Has the MACN and the UNDP discussed how to conduct the assessment to ensure that there will be no retaliation and that it will not motivate investigations against the interviewees?
Marit: We explained to the interviewees that it will increase efficiency in their procedures, and that it will attract foreign investments. Ports will become much more effective in their procedures without corruption and with more transparency. We definitely do not want to sound threatening during our risk assessment either. Another incentive is that any recommendations which are acted upon will be funded by us – that is the second phase of this project.

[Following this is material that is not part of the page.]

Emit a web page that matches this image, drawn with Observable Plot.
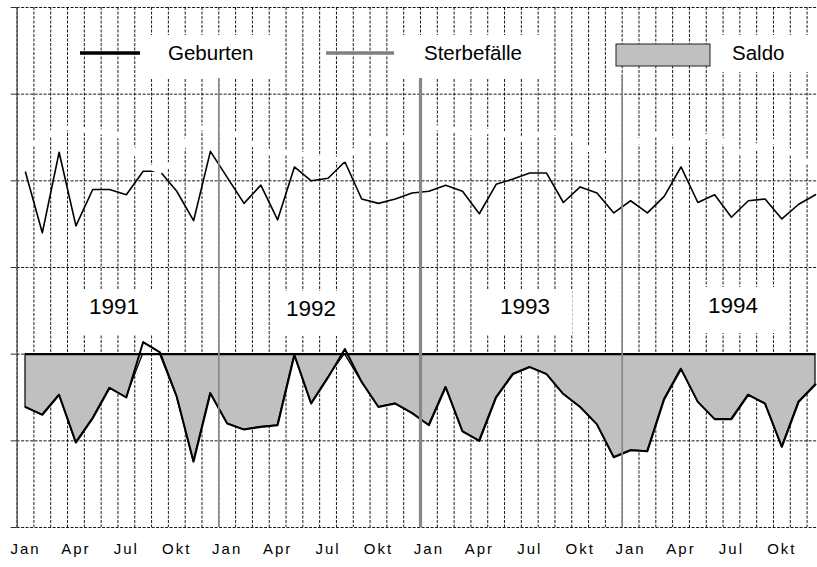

After Nigeria, do you foresee pilot projects occurring in other hotspots, based on the UNDP’s recommendations?
Travis: We hope this to be the case, and are waiting to see the results and success of our work in Nigeria to prove that it works and to share this assessment in other countries.
Do you anticipate more companies joining the MACN? What do you feel are the incentives for companies to become members?
Travis: One thing to note is that joining the MACN does not mean collusion; this has never been the case with our members. It is more about coming together to address the issues and become consistent in our anti-corruption approach in various countries, even if it is not one where a particular member company has operations. We want the commitment to be existent in the maritime industry overall, and for there to be consistency in our attitudes, so that when a port official demands an out of scope payment all companies will act against that.
Do you have any parting words for companies that are cooperating or that want to cooperate with government bodies on anti-corruption initiatives?
Travis: There is no time like the present. When you open a door to corrupt payments (whether large or small), it will be difficult to close that door again.
The Red Flag Group thanks Travis Winslow and Marit Trodal for sharing their insights.
Travis Winslow is Director of Ethics and Corporate Compliance at Carnival Corporation & plc.
Marit Trodal is Corporate Responsibility Manager at Grieg Star.